SueEllen Campbell and John Calderazzo spent the week of spring break at the University of Montana and in Missoula. SueEllen read a personal essay and talked about dealing with the emotions raised by the idea of climate change and ran a workshop about teaching climate change in the humanities. John led a community writing workshop on the subject of health. Both were partly sponsored by the Health and Humanities Institute, and SueEllen was also sponsored by the department of English. SueEllen also interviewed faculty and students in the university’s climate change minor for a program review.

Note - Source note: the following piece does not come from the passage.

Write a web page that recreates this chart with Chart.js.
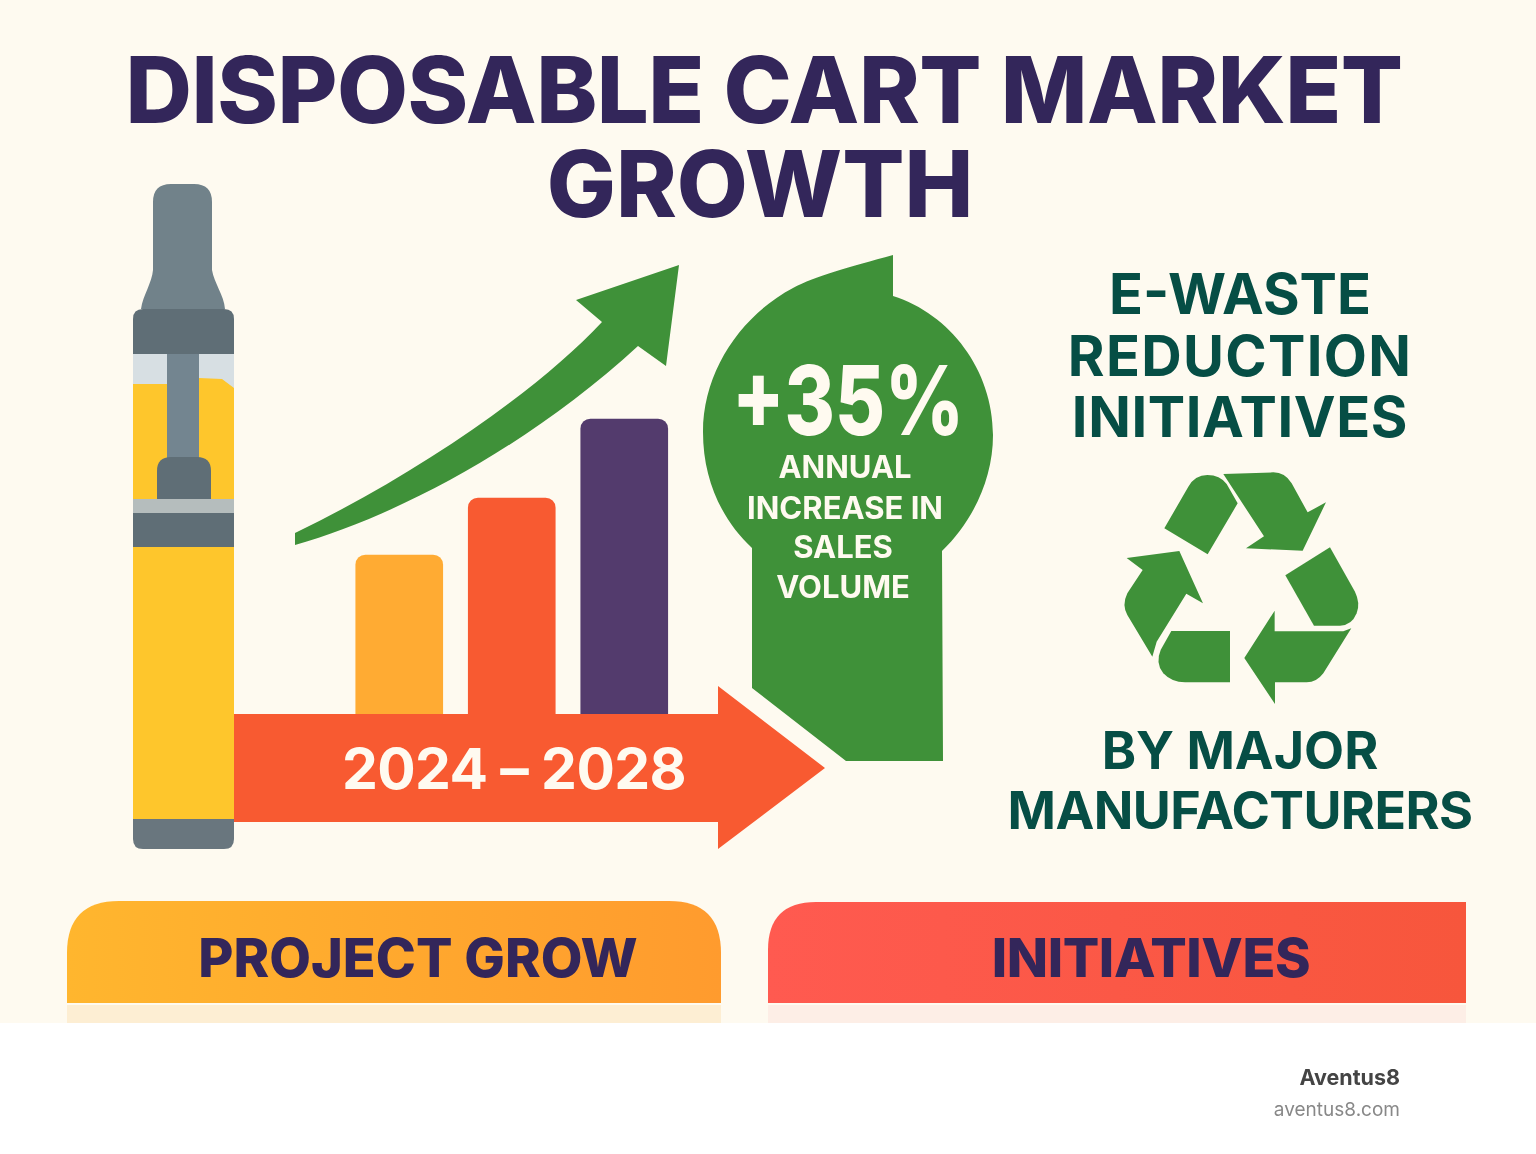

Roze Hentschell is attending the annual meeting of the Shakespeare Association of America conference in New Orleans, for which she wrote a seminar paper, “Reimagining a New St. Paul’s Cathedral.”
Tobi Jacobi’s essay “Austerity Behind Bars: The ‘Cost’ of Prison College Programs” appears in Composition in the Age of Austerity, a new collection edited by Anthony Scott and Nancy Welch (Utah State University Press).
Leif Sorensen presented a paper on pulp magazines as incubators for contemporary popular genre categories at the meeting of the American Comparative Literature Association in Boston.
Leif Sorensen’s book, Ethnic Modernism and the Making of US Literary Multiculturalism just came out from Palgrave Macmillan. The book focuses on the remarkable careers of four ethnic fiction writers: Younghill Kang, D’Arcy McNickle, Zora Neale Hurston, and Américo Paredes and shows how their works played a crucial role in the development of what we now call multiethnic literature in the US.
On April 2nd, Sasha Steensen will give a reading at the Ivy Writers Series, a bilingual reading series in Paris, France.